STAT 545A Homework 5

In this report, we will continue exploring on how to make awesome plots but using ggplot2 package instead of lattice. We will use ggplot2 to represent the graphics which are plotted using lattice in our previous report. We download the Gapminder data from the repository, as in our previous article Home Work 4, and load plyr, xtable, lattice and ggplot2 packages:

gdURL <- "http://www.stat.ubc.ca/~jenny/notOcto/STAT545A/examples/gapminder/data/gapminderDataFiveYear.txt"
gDat <- read.delim(file = gdURL)
require(plyr)
## Loading required package: plyr
require(xtable)
## Loading required package: xtable
require(lattice)
## Loading required package: lattice
require(ggplot2)
## Loading required package: ggplot2
str(gDat)
## 'data.frame':    1704 obs. of  6 variables:
##  $ country  : Factor w/ 142 levels "Afghanistan",..: 1 1 1 1 1 1 1 1 1 1 ...
##  $ year     : int  1952 1957 1962 1967 1972 1977 1982 1987 1992 1997 ...
##  $ pop      : num  8425333 9240934 10267083 11537966 13079460 ...
##  $ continent: Factor w/ 5 levels "Africa","Americas",..: 3 3 3 3 3 3 3 3 3 3 ...
##  $ lifeExp  : num  28.8 30.3 32 34 36.1 ...
##  $ gdpPercap: num  779 821 853 836 740 ...

For the rest of this article, we will drop Ocania, which contains only two countries, from the whole dataset.

noODat <- droplevels(subset(gDat, continent != "Oceania"))

Lets us look at the number and/or proportion of countries with low life expectancy over years by continent and visualize it using lattice.
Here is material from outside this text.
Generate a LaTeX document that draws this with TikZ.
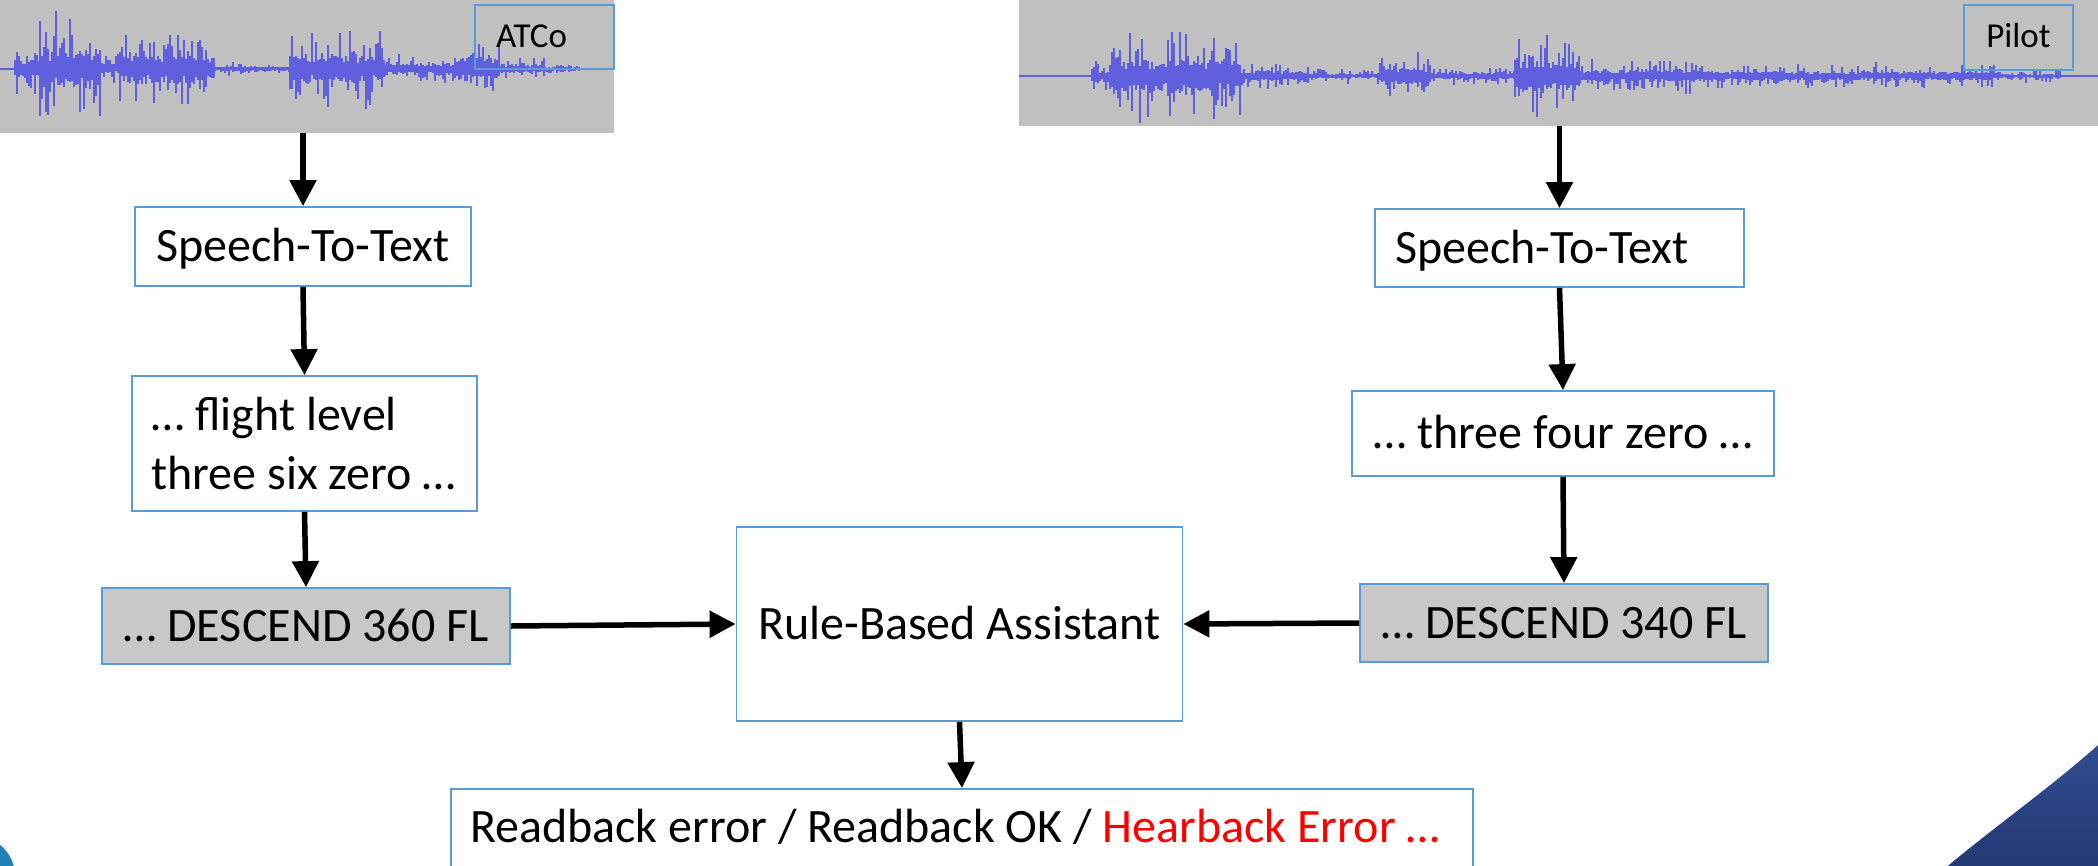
\documentclass[tikz,border=0pt]{standalone}
\usepackage{fontspec}
\setmainfont{Carlito}
\usetikzlibrary{arrows.meta}

\definecolor{wavegray}{RGB}{192,192,192}
\definecolor{boxgray}{RGB}{200,200,200}
\definecolor{boxblue}{RGB}{91,155,213}
\definecolor{wavecol}{RGB}{96,96,222}
\definecolor{hearred}{RGB}{255,0,0}
\definecolor{cornertop}{RGB}{48,76,142}
\definecolor{cornerbot}{RGB}{36,56,116}
\definecolor{tealdot}{RGB}{30,130,185}

% random vertical bars of an audio trace: from x #1 to x #2, peak #3, axis y #4
\newcommand\wavebars[4]{%
  \pgfmathtruncatemacro\nbars{(#2-#1)/2}%
  \foreach \i in {0,...,\nbars}{%
    \pgfmathsetmacro\xx{#1+2*\i}%
    \pgfmathsetmacro\ra{rnd}\pgfmathsetmacro\rb{rnd}%
    \pgfmathsetmacro\rc{rnd}\pgfmathsetmacro\rd{rnd}%
    \pgfmathsetmacro\up{#3*(0.14+0.18*\ra+0.68*\rb^4)}%
    \pgfmathsetmacro\dn{#3*(0.14+0.18*\rc+0.68*\rd^4)}%
    \draw[wavebar] (\xx,#4-\up) -- (\xx,#4+\dn);
  }}

\tikzset{
  wavebar/.style={wavecol, line width=1.7pt},
  waveaxis/.style={wavecol, line width=1.2pt},
  panel/.style={rectangle, fill=wavegray, inner sep=0pt},
  speaker/.style={rectangle, draw=boxblue, line width=1.6pt, inner sep=0pt,
    font=\fontsize{35}{42}\selectfont, text height=26pt, text depth=6pt},
  stepbox/.style={rectangle, draw=boxblue, line width=1.8pt, fill=white, inner sep=0pt,
    text height=40pt, text depth=10pt},
  grayfill/.style={fill=boxgray},
  flow/.style={-{Triangle[length=26pt,width=26pt]}, line width=5.5pt, black},
}

\begin{document}
\begin{tikzpicture}[x=1pt, y=-1pt, font=\fontsize{48}{59}\selectfont]
\useasboundingbox (0,0) rectangle (2098,865);
\clip (0,0) rectangle (2098,865);
\pgfmathsetseed{7}

% ---- controller audio trace
\node[panel, minimum width=614pt, minimum height=133pt] (atcowave) at (307,66.5) {};
\draw[waveaxis] (0,69) -- (614,69);
\wavebars{15}{40}{30}{69}
\wavebars{40}{100}{60}{69}
\wavebars{100}{120}{16}{69}
\wavebars{120}{215}{42}{69}
\wavebars{215}{290}{8}{69}
\wavebars{290}{385}{42}{69}
\wavebars{385}{455}{16}{69}
\wavebars{455}{500}{34}{69}
\wavebars{500}{545}{12}{69}
\wavebars{545}{580}{6}{69}
\node[speaker, minimum width=139pt, minimum height=64pt, text width=97pt,
  inner xsep=21pt, align=flush left] (atcolabel) at (544.5,37) {ATCo};

% ---- pilot audio trace
\node[panel, minimum width=1079pt, minimum height=126pt] (pilotwave) at (1558.5,63) {};
\draw[waveaxis] (1019,76) -- (2098,76);
\wavebars{1092}{1110}{20}{76}
\wavebars{1110}{1240}{48}{76}
\wavebars{1240}{1308}{15}{76}
\wavebars{1308}{1380}{8}{76}
\wavebars{1380}{1430}{26}{76}
\wavebars{1430}{1515}{10}{76}
\wavebars{1515}{1580}{44}{76}
\wavebars{1580}{1700}{19}{76}
\wavebars{1700}{2000}{14}{76}
\wavebars{2000}{2060}{8}{76}
\node[speaker, minimum width=109pt, minimum height=65pt] (pilotlabel) at (2018.5,37.5) {Pilot};

% ---- controller branch
\node[stepbox, minimum width=336pt, minimum height=79pt] (stt1) at (303,246.5) {Speech-To-Text};
\node[rectangle, draw=boxblue, line width=1.8pt, fill=white, minimum height=135pt,
  text width=306pt, inner xsep=19.5pt, inner ysep=0pt, align=flush left] (flight) at (304.5,443.5)
  {… flight level\\three six zero …};
\node[stepbox, grayfill, minimum width=408pt, minimum height=76pt] (d360) at (306,626) {… DESCEND 360 FL};

% ---- pilot branch
\node[stepbox, minimum height=78pt, text width=329pt, inner xsep=20pt, align=flush left] (stt2)
  at (1559.5,248) {Speech-To-Text};
\node[stepbox, minimum width=422pt, minimum height=85pt] (three) at (1563,433.5) {… three four zero …};
\node[stepbox, grayfill, minimum width=408pt, minimum height=78pt] (d340) at (1564,623) {… DESCEND 340 FL};

% ---- comparison and result (the result box runs on below the lower edge)
\node[stepbox, minimum width=446pt, minimum height=194pt] (rule) at (959.5,624) {Rule-Based Assistant};
\node[stepbox, text depth=30pt, minimum height=96pt, text width=984pt, inner xsep=19pt,
  align=flush left] (result)
  at (962,837) {Readback error / Readback OK / \textcolor{hearred}{Hearback Error …}};

% ---- connectors
\draw[flow] (stt1.north |- atcowave.south) -- (stt1.north);
\draw[flow] (stt1.south) -- (flight.north);
\draw[flow] (flight.south) -- (d360.north);
\draw[flow] (stt2.north |- pilotwave.south) -- (stt2.north);
\draw[flow] (stt2.south) -- (three.north);
\draw[flow] (three.south) -- (d340.north);
\draw[flow] (d360.east) -- (rule.west);
\draw[flow] (d340.west) -- (rule.east);
\draw[flow] (rule.south) -- (result.north);

% ---- decorative corners
\shade[top color=cornertop, bottom color=cornerbot]
  (1943,870) .. controls (1990,830) and (2050,788) .. (2098,745) -- (2098,870) -- cycle;
\fill[tealdot] (-25,876) circle (40);
\end{tikzpicture}
\end{document}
We note that our benchmark for the life expectancy is based on our sole choice:

bMark <- 45
tmp <- ddply(noODat, ~continent + year, function(x) {
    jCount = sum(x$lifeExp <= bMark)
    c(count = jCount, prop = jCount/nrow(x))
})
xyplot(x = prop ~ year | continent, data = tmp, pch = c(8), type = c("p", "r"))

plot of chunk unnamed-chunk-3

Now after we mastered the grammer, we perform the above figure using ggplot2. First, we create the plot ggplot object. This has two arguments: data and aesthetic mapping to variables. These could omitted if we specify data and aesthetics when adding each ploting layer. Next, we create geom object to represent the data visually. Finally, we plot for each continent in multiple grpahs on a single page using facet_wrap or facet_grid as following:

plot <- ggplot(tmp)
plot <- plot + aes(year, prop, colour = continent)
plot <- plot + geom_line() + geom_point() + facet_wrap(~continent)
plot

plot of chunk unnamed-chunk-4

Here is another example for displaying multiple plots in one page. Lets depict the maximum and minimum of GDP per capita for all continents over years using lattice:

tmp <- ddply(noODat, ~continent + year, function(x) {
    Levels <- c("min", "max")
    data.frame(gdpPercap = range(x$gdpPercap), stat = factor(Levels, levels = Levels))
})
xyplot(gdpPercap ~ year | continent, tmp, group = stat, type = "b", grid = "h", 
    as.table = TRUE, auto.key = list(columns = 2))

plot of chunk unnamed-chunk-5

Now lets try to use ggplots to duplicate the same figure above:

plot <- ggplot(tmp)
plot <- plot + aes(year, gdpPercap, colour = stat)
plot <- plot + geom_line() + facet_wrap(~continent)
plot

plot of chunk unnamed-chunk-6

There are alot of options in ggplot2 that are required in plotting glamorous graphs. In my next report, I will describe some of these options until then hope you enjoyed in reading my report.